(Plotting code records)
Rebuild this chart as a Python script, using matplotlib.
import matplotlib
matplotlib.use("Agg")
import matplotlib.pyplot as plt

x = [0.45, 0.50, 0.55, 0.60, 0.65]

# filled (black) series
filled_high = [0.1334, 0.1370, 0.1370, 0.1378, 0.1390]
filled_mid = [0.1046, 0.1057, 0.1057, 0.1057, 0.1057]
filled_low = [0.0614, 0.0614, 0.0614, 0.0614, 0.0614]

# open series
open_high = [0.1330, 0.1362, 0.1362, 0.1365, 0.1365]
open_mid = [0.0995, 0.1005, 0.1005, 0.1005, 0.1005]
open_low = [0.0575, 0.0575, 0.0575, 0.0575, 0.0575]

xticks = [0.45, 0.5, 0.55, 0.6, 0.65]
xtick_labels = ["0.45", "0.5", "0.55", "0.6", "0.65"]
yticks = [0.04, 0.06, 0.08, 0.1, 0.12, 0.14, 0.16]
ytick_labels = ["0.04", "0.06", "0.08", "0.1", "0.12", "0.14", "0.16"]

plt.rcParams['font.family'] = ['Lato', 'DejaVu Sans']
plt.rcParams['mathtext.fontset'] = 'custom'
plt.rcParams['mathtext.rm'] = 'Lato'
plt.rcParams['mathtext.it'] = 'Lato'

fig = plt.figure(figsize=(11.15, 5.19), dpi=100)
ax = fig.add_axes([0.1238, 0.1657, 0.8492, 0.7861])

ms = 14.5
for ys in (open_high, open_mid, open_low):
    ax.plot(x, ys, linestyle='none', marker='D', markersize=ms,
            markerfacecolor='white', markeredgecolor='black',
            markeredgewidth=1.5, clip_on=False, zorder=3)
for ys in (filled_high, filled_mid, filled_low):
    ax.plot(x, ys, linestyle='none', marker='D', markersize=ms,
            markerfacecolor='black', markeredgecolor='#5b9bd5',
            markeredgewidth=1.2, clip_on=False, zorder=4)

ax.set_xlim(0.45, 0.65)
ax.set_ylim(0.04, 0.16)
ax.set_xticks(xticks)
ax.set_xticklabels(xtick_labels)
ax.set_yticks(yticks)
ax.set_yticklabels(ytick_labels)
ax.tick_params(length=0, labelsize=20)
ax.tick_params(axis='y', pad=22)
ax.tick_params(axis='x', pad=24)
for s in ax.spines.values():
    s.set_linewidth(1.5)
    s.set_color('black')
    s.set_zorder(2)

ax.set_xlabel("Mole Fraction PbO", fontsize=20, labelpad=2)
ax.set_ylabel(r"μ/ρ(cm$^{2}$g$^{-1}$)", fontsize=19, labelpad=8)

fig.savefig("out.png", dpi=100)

--

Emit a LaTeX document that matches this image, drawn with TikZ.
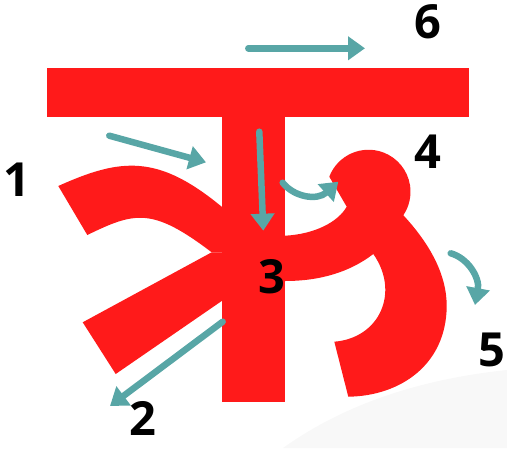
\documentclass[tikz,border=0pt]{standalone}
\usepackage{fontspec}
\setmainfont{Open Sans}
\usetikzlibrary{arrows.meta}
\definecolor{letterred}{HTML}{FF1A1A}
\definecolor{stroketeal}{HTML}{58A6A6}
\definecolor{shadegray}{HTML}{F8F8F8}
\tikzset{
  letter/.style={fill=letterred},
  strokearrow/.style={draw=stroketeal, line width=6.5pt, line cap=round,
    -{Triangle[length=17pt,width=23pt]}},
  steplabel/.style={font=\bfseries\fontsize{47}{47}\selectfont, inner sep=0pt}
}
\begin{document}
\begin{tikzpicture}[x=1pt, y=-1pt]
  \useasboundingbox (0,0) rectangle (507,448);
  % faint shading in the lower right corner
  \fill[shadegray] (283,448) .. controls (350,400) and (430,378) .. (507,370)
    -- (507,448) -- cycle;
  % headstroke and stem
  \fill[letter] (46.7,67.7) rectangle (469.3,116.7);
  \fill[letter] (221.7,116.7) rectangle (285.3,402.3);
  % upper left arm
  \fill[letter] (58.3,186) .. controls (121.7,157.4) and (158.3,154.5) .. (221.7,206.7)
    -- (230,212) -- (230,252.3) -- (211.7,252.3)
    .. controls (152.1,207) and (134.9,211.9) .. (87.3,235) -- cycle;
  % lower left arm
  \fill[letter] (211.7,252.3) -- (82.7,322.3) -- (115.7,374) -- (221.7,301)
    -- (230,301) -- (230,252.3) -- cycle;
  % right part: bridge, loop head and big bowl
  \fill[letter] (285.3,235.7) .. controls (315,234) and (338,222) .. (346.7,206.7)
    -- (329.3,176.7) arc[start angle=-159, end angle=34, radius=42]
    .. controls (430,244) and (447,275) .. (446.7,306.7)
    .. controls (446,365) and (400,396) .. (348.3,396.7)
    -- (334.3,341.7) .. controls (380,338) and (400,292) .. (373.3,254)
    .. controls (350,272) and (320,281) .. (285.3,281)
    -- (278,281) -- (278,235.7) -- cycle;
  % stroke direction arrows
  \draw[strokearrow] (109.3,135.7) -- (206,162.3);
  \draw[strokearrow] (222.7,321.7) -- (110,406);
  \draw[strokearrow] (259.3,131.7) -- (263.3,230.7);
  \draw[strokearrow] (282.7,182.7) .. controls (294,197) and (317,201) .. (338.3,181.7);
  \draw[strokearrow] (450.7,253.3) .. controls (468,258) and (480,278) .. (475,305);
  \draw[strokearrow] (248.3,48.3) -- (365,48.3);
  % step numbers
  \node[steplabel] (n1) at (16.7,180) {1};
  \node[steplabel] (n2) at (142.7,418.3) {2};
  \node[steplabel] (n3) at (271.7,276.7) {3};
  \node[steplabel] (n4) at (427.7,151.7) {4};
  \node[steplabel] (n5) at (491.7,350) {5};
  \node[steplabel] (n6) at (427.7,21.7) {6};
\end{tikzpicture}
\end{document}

==

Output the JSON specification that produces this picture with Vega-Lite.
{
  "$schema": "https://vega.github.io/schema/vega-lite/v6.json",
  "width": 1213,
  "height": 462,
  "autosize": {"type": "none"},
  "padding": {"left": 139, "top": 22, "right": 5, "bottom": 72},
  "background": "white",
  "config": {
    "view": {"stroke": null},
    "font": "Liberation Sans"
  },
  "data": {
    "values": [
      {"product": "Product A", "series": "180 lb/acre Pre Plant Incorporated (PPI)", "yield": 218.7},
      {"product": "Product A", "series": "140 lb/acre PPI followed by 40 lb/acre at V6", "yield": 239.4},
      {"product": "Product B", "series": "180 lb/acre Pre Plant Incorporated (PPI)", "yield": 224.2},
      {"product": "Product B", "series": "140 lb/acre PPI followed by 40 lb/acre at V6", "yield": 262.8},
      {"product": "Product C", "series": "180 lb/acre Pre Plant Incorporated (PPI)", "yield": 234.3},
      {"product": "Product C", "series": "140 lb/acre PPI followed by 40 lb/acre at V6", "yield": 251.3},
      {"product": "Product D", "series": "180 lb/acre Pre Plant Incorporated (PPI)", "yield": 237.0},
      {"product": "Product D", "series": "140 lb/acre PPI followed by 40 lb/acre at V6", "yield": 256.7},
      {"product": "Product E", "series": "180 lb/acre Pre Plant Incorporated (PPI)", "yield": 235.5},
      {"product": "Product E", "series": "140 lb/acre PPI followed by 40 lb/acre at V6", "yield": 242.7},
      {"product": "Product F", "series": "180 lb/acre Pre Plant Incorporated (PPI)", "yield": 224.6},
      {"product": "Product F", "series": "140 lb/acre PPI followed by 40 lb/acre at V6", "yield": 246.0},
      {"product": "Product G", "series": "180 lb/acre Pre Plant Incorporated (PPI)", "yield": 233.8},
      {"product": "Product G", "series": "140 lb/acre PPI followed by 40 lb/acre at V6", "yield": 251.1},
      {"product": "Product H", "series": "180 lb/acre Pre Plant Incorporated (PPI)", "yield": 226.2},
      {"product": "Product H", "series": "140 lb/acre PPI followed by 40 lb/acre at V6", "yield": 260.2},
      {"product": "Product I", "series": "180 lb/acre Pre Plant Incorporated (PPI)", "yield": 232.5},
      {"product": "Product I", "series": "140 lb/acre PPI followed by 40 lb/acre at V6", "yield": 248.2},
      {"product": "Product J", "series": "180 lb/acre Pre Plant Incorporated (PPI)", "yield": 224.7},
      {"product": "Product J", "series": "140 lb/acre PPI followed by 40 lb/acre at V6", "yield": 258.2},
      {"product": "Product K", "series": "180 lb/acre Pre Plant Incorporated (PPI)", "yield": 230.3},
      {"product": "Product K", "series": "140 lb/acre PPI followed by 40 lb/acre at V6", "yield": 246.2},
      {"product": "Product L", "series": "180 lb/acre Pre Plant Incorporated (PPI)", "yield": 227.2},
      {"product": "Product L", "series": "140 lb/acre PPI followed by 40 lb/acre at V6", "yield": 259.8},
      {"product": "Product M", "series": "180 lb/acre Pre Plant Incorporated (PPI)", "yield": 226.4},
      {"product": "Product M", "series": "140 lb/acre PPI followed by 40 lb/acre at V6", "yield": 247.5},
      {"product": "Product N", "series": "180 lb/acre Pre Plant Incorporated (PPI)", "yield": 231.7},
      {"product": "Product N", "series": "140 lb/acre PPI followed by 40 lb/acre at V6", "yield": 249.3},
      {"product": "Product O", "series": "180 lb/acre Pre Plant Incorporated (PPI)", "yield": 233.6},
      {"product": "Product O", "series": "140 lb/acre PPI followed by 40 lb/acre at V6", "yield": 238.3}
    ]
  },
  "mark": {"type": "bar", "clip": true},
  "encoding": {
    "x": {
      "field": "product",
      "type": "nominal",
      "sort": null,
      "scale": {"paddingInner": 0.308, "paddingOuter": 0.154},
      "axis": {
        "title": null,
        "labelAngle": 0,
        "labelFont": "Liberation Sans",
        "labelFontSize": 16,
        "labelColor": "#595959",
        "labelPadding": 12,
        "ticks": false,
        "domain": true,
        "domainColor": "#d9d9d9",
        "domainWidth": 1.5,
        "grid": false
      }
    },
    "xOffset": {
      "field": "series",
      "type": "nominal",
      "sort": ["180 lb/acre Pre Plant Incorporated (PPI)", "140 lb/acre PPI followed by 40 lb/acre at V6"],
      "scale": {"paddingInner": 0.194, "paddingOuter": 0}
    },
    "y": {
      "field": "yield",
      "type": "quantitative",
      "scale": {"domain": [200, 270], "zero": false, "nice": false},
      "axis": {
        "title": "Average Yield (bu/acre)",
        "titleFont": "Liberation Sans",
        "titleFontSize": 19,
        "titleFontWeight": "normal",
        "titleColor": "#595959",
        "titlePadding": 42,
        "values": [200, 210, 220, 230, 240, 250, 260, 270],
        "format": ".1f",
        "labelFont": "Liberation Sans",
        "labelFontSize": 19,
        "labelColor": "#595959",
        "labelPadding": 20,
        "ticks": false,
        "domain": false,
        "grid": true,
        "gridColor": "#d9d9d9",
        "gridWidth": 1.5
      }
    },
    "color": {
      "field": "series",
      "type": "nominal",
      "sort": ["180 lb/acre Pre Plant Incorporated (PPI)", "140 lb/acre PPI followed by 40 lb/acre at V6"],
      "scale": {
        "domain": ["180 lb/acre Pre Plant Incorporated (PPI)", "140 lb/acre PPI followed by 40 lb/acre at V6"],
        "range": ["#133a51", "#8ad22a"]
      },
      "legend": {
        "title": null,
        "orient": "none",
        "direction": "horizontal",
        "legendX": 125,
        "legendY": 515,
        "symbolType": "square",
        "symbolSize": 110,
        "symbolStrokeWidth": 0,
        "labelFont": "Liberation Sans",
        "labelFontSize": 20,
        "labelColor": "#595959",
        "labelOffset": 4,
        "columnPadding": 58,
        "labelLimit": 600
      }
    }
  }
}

> **The request**: Print, from the entries above, the line with "Rebuild this chart", the line with "open_low = [0.0575, 0.0575, 0.0575, 0.0575, 0.0575]" and all lines between them, exactly and with nothing else.

> **Reply to the task**:
Rebuild this chart as a Python script, using matplotlib.
import matplotlib
matplotlib.use("Agg")
import matplotlib.pyplot as plt

x = [0.45, 0.50, 0.55, 0.60, 0.65]

# filled (black) series
filled_high = [0.1334, 0.1370, 0.1370, 0.1378, 0.1390]
filled_mid = [0.1046, 0.1057, 0.1057, 0.1057, 0.1057]
filled_low = [0.0614, 0.0614, 0.0614, 0.0614, 0.0614]

# open series
open_high = [0.1330, 0.1362, 0.1362, 0.1365, 0.1365]
open_mid = [0.0995, 0.1005, 0.1005, 0.1005, 0.1005]
open_low = [0.0575, 0.0575, 0.0575, 0.0575, 0.0575]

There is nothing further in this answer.